Between the time the Electric Six reached their peak popularity (around 2003-2004) and the time Nawara opened Beehive, the digital revolution had poked some gaping holes in the major music industry model — the largest of which was Radiohead releasing In Rainbows as a pay-what-you-want download. But let's not forget that MySpace — as outdated as it may seem now — made it de rigueur for indie bands to have their jams at least streaming to anyone who wanted to hear them.
Hot on the heels of MySpace's ubiquity were sites like Bandcamp, which customize sites for bands to stream their music and offer downloads at prices set by the bands (free if the bands like).

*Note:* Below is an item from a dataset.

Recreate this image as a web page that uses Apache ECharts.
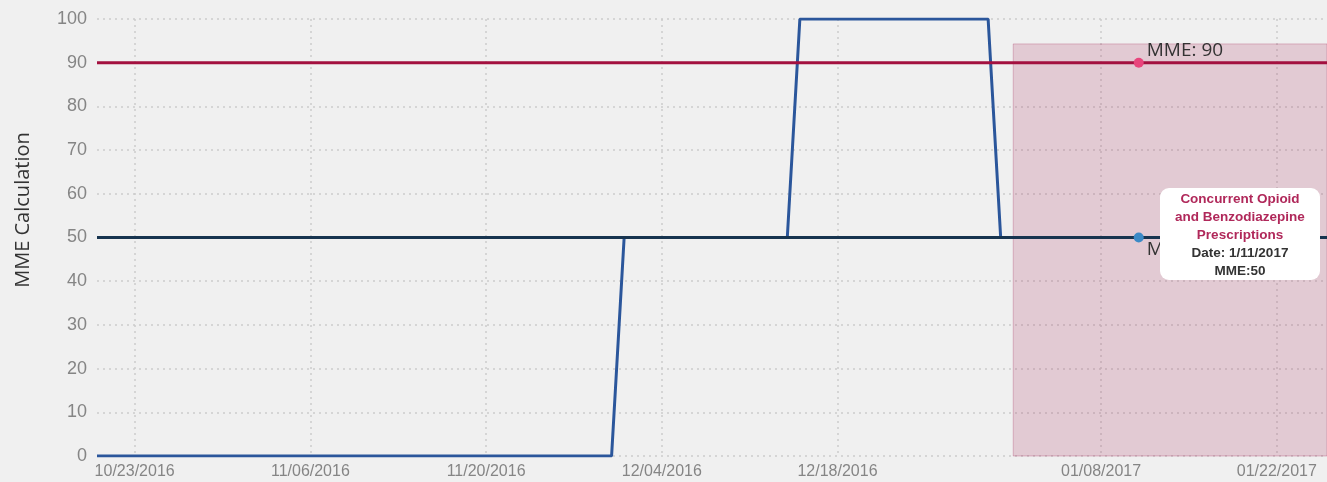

Somewhere between MySpace and the Bandcamps, Nawara figured there was a sweet spot for a new kind of label, one that was run by musicians and locally focused (and, importantly, quality-controlled).
"If you're going to have a fully digital business, you'd best have a smoothly functioning website. When Beehive first launched, that was one of its first growing pains. Even for 2008, the site was overdesigned, with drag 'n' drop menu interactivity and sound effects. In short, not up to the standards of ease and trust most require of anything sniffing e-commerce," he explains.